A combination of higher crude prices and cost cutting measures should add up to positive third quarter for Shell, an analyst has said.
Iain Armstrong of Brewin Dolphin said the oil major’s results were likely to be steady, if unspectacular when they are published on Thursday.
He said the main plus-point for Shell could be its integrated gas business, as LNG demand has held up well.
The energy giant will release its latest financial update in the week after Brent crude prices climbed above $60 for the first time in two years.
Mr Armstrong said Shell might have some “catching up” to do on its $30billion divestment target for 2016-18.
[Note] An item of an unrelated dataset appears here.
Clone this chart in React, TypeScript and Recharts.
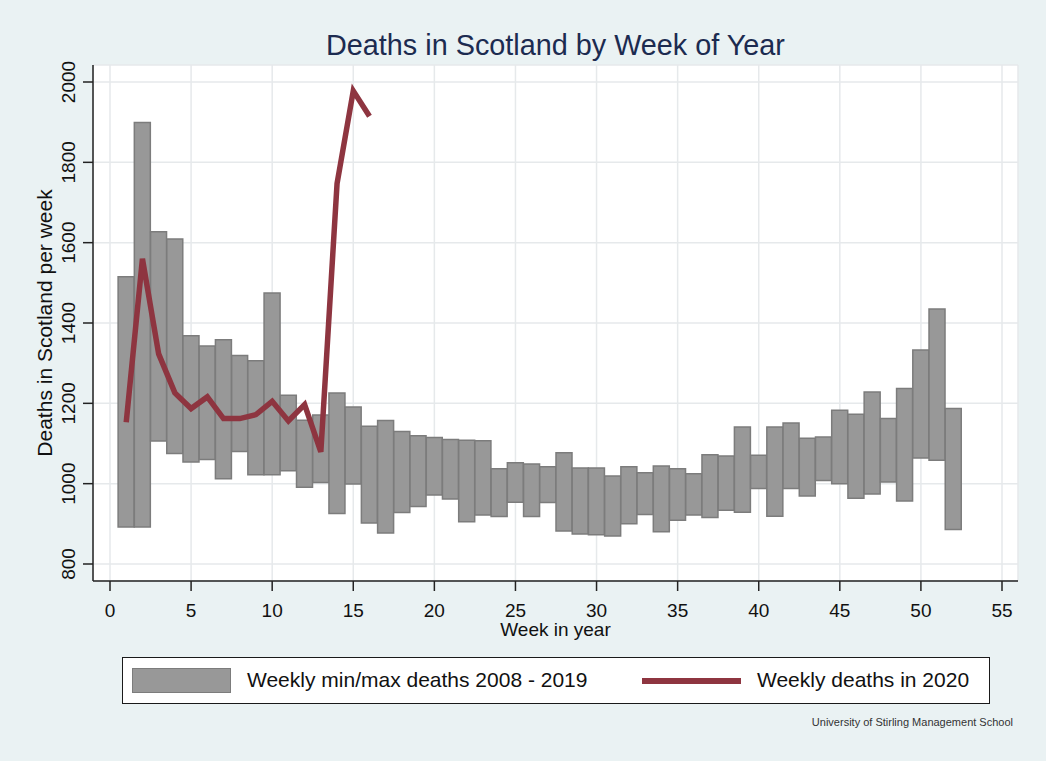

“We’ve not heard about many disposals this quarter,” he said. “They’ve said divestments worth $25billion have been completed, announced or are under way so they’re quite far down the road, but only $8billion has made it onto the balance sheet.”
Mr Armstrong said Shell’s breakaway from the Motiva refinery joint venture with Saudi Aramco meant the firm’s downstream performance should not be hit too hard by Harvey.
He also said early steps taken by Shell should mean that production from its Gulf of Mexico assets stays strong.
“Shell did a lot of pre-emptive work,” he said. “They shut down their platforms quickly, then got people back offshore quickly, so there should not be a lot of lost production.”
Mr Armstrong said Shell’s downstream performance would be helped by better refinery margins, but offset by a difficult year-on-year comparison.
Operations at the company’s Pernis refinery in the Netherlands were disrupted by a fire during the quarter, though the Pearl gas-to-liquids plant in Qatar was brought back online earlier this year.
Mr Armstrong also said investors would be watching with interest for any announcements on Shell’s scrip dividends − dividend payments made in the form of additional shares rather than a cash payout.
He said: “The big thing people are looking out for is − when are they going to get rid of the scrip dividend? I don’t think it will be this quarter − it’s more likely to be in 2018.”